■ SUPPLIED MATERIAL

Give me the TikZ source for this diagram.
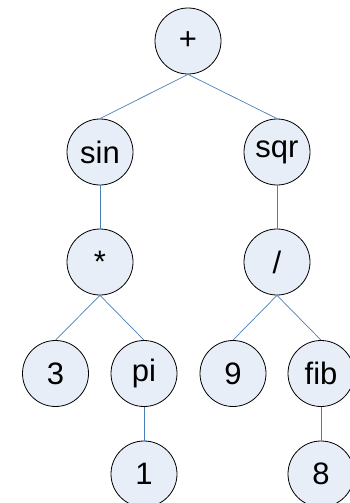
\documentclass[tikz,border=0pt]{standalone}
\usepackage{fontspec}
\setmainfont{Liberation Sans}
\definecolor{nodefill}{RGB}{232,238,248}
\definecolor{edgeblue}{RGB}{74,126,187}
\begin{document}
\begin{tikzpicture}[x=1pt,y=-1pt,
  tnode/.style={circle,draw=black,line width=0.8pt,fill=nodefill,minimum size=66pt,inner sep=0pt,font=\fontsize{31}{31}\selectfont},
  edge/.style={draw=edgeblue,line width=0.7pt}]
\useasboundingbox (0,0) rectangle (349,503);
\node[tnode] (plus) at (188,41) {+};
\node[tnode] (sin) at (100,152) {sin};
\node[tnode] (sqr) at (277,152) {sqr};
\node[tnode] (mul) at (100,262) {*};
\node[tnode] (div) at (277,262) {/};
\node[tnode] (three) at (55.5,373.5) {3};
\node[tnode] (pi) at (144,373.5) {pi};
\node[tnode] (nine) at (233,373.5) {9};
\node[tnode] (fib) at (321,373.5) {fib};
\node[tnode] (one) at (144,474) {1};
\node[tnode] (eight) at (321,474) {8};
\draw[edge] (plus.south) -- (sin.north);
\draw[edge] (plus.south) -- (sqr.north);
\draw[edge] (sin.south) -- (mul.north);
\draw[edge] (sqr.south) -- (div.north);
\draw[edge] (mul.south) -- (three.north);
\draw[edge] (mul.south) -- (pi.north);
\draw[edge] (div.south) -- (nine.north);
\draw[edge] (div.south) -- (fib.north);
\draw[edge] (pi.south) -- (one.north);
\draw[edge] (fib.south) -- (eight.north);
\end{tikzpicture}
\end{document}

■ AIM OF THE TASK
Go through the listing above and write it all out exactly, leaving out any picture.

■ RESPONSE FOR THIS EXERCISE
Give me the TikZ source for this diagram.
\documentclass[tikz,border=0pt]{standalone}
\usepackage{fontspec}
\setmainfont{Liberation Sans}
\definecolor{nodefill}{RGB}{232,238,248}
\definecolor{edgeblue}{RGB}{74,126,187}
\begin{document}
\begin{tikzpicture}[x=1pt,y=-1pt,
  tnode/.style={circle,draw=black,line width=0.8pt,fill=nodefill,minimum size=66pt,inner sep=0pt,font=\fontsize{31}{31}\selectfont},
  edge/.style={draw=edgeblue,line width=0.7pt}]
\useasboundingbox (0,0) rectangle (349,503);
\node[tnode] (plus) at (188,41) {+};
\node[tnode] (sin) at (100,152) {sin};
\node[tnode] (sqr) at (277,152) {sqr};
\node[tnode] (mul) at (100,262) {*};
\node[tnode] (div) at (277,262) {/};
\node[tnode] (three) at (55.5,373.5) {3};
\node[tnode] (pi) at (144,373.5) {pi};
\node[tnode] (nine) at (233,373.5) {9};
\node[tnode] (fib) at (321,373.5) {fib};
\node[tnode] (one) at (144,474) {1};
\node[tnode] (eight) at (321,474) {8};
\draw[edge] (plus.south) -- (sin.north);
\draw[edge] (plus.south) -- (sqr.north);
\draw[edge] (sin.south) -- (mul.north);
\draw[edge] (sqr.south) -- (div.north);
\draw[edge] (mul.south) -- (three.north);
\draw[edge] (mul.south) -- (pi.north);
\draw[edge] (div.south) -- (nine.north);
\draw[edge] (div.south) -- (fib.north);
\draw[edge] (pi.south) -- (one.north);
\draw[edge] (fib.south) -- (eight.north);
\end{tikzpicture}
\end{document}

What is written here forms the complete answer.